What to produce: Write out the listing in full, matching it word for word.
— Start —
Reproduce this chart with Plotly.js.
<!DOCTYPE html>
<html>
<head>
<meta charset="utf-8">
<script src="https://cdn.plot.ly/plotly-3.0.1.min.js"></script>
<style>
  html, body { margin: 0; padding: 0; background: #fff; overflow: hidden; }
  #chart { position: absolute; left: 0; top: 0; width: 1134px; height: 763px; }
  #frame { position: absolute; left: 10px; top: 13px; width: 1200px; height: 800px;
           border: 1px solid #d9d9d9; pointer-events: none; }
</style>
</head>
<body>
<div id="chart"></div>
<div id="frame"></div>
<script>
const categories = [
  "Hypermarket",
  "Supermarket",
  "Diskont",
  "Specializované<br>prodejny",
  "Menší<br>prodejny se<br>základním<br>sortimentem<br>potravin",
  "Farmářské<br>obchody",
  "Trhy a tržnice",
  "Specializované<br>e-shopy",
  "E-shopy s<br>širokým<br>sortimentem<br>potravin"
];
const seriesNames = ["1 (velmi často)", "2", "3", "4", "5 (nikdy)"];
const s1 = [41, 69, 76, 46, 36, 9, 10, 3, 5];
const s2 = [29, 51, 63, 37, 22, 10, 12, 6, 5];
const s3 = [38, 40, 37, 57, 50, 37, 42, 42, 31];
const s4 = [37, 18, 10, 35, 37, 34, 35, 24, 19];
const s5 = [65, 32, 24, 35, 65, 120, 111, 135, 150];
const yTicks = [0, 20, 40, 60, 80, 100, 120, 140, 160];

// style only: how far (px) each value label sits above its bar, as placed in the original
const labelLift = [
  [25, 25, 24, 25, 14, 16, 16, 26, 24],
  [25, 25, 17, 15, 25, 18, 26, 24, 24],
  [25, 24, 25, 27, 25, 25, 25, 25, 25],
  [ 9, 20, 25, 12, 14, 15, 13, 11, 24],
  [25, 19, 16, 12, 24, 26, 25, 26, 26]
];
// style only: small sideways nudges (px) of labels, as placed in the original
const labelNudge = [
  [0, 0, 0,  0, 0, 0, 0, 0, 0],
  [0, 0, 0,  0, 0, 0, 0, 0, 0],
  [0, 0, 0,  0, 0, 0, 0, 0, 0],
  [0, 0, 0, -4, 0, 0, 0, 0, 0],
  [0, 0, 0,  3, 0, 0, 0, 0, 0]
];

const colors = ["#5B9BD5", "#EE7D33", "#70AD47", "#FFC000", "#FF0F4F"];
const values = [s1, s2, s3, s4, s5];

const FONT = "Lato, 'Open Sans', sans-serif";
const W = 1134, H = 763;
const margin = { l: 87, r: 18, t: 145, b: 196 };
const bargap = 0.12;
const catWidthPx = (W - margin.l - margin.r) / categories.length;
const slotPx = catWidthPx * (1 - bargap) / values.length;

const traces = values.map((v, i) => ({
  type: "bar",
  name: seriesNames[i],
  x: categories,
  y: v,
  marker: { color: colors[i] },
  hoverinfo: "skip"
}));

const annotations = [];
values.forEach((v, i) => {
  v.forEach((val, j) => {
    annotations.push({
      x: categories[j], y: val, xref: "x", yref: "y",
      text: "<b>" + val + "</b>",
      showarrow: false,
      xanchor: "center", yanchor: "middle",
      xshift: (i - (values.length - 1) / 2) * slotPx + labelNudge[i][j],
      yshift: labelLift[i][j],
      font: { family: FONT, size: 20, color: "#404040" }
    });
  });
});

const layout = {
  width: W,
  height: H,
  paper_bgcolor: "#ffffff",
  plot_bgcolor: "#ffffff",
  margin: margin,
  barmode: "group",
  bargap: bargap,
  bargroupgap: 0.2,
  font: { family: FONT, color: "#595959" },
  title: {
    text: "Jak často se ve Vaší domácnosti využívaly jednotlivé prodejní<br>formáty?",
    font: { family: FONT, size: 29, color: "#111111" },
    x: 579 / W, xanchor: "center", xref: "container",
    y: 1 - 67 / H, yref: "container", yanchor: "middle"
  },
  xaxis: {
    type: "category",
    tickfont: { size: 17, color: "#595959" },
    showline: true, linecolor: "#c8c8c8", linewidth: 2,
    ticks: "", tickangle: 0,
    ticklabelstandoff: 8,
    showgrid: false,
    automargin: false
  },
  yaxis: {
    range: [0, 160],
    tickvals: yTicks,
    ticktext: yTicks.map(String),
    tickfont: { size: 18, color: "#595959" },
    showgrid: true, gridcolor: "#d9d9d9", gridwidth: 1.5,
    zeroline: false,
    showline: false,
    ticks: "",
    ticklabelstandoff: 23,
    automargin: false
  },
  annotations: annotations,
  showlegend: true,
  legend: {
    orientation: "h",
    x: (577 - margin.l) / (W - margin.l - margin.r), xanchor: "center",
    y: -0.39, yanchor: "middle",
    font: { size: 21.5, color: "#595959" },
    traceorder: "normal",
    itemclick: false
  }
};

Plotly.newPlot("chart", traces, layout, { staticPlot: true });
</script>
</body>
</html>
— End —
Written answer:
Reproduce this chart with Plotly.js.
<!DOCTYPE html>
<html>
<head>
<meta charset="utf-8">
<script src="https://cdn.plot.ly/plotly-3.0.1.min.js"></script>
<style>
  html, body { margin: 0; padding: 0; background: #fff; overflow: hidden; }
  #chart { position: absolute; left: 0; top: 0; width: 1134px; height: 763px; }
  #frame { position: absolute; left: 10px; top: 13px; width: 1200px; height: 800px;
           border: 1px solid #d9d9d9; pointer-events: none; }
</style>
</head>
<body>
<div id="chart"></div>
<div id="frame"></div>
<script>
const categories = [
  "Hypermarket",
  "Supermarket",
  "Diskont",
  "Specializované<br>prodejny",
  "Menší<br>prodejny se<br>základním<br>sortimentem<br>potravin",
  "Farmářské<br>obchody",
  "Trhy a tržnice",
  "Specializované<br>e-shopy",
  "E-shopy s<br>širokým<br>sortimentem<br>potravin"
];
const seriesNames = ["1 (velmi často)", "2", "3", "4", "5 (nikdy)"];
const s1 = [41, 69, 76, 46, 36, 9, 10, 3, 5];
const s2 = [29, 51, 63, 37, 22, 10, 12, 6, 5];
const s3 = [38, 40, 37, 57, 50, 37, 42, 42, 31];
const s4 = [37, 18, 10, 35, 37, 34, 35, 24, 19];
const s5 = [65, 32, 24, 35, 65, 120, 111, 135, 150];
const yTicks = [0, 20, 40, 60, 80, 100, 120, 140, 160];

// style only: how far (px) each value label sits above its bar, as placed in the original
const labelLift = [
  [25, 25, 24, 25, 14, 16, 16, 26, 24],
  [25, 25, 17, 15, 25, 18, 26, 24, 24],
  [25, 24, 25, 27, 25, 25, 25, 25, 25],
  [ 9, 20, 25, 12, 14, 15, 13, 11, 24],
  [25, 19, 16, 12, 24, 26, 25, 26, 26]
];
// style only: small sideways nudges (px) of labels, as placed in the original
const labelNudge = [
  [0, 0, 0,  0, 0, 0, 0, 0, 0],
  [0, 0, 0,  0, 0, 0, 0, 0, 0],
  [0, 0, 0,  0, 0, 0, 0, 0, 0],
  [0, 0, 0, -4, 0, 0, 0, 0, 0],
  [0, 0, 0,  3, 0, 0, 0, 0, 0]
];

const colors = ["#5B9BD5", "#EE7D33", "#70AD47", "#FFC000", "#FF0F4F"];
const values = [s1, s2, s3, s4, s5];

const FONT = "Lato, 'Open Sans', sans-serif";
const W = 1134, H = 763;
const margin = { l: 87, r: 18, t: 145, b: 196 };
const bargap = 0.12;
const catWidthPx = (W - margin.l - margin.r) / categories.length;
const slotPx = catWidthPx * (1 - bargap) / values.length;

const traces = values.map((v, i) => ({
  type: "bar",
  name: seriesNames[i],
  x: categories,
  y: v,
  marker: { color: colors[i] },
  hoverinfo: "skip"
}));

const annotations = [];
values.forEach((v, i) => {
  v.forEach((val, j) => {
    annotations.push({
      x: categories[j], y: val, xref: "x", yref: "y",
      text: "<b>" + val + "</b>",
      showarrow: false,
      xanchor: "center", yanchor: "middle",
      xshift: (i - (values.length - 1) / 2) * slotPx + labelNudge[i][j],
      yshift: labelLift[i][j],
      font: { family: FONT, size: 20, color: "#404040" }
    });
  });
});

const layout = {
  width: W,
  height: H,
  paper_bgcolor: "#ffffff",
  plot_bgcolor: "#ffffff",
  margin: margin,
  barmode: "group",
  bargap: bargap,
  bargroupgap: 0.2,
  font: { family: FONT, color: "#595959" },
  title: {
    text: "Jak často se ve Vaší domácnosti využívaly jednotlivé prodejní<br>formáty?",
    font: { family: FONT, size: 29, color: "#111111" },
    x: 579 / W, xanchor: "center", xref: "container",
    y: 1 - 67 / H, yref: "container", yanchor: "middle"
  },
  xaxis: {
    type: "category",
    tickfont: { size: 17, color: "#595959" },
    showline: true, linecolor: "#c8c8c8", linewidth: 2,
    ticks: "", tickangle: 0,
    ticklabelstandoff: 8,
    showgrid: false,
    automargin: false
  },
  yaxis: {
    range: [0, 160],
    tickvals: yTicks,
    ticktext: yTicks.map(String),
    tickfont: { size: 18, color: "#595959" },
    showgrid: true, gridcolor: "#d9d9d9", gridwidth: 1.5,
    zeroline: false,
    showline: false,
    ticks: "",
    ticklabelstandoff: 23,
    automargin: false
  },
  annotations: annotations,
  showlegend: true,
  legend: {
    orientation: "h",
    x: (577 - margin.l) / (W - margin.l - margin.r), xanchor: "center",
    y: -0.39, yanchor: "middle",
    font: { size: 21.5, color: "#595959" },
    traceorder: "normal",
    itemclick: false
  }
};

Plotly.newPlot("chart", traces, layout, { staticPlot: true });
</script>
</body>
</html>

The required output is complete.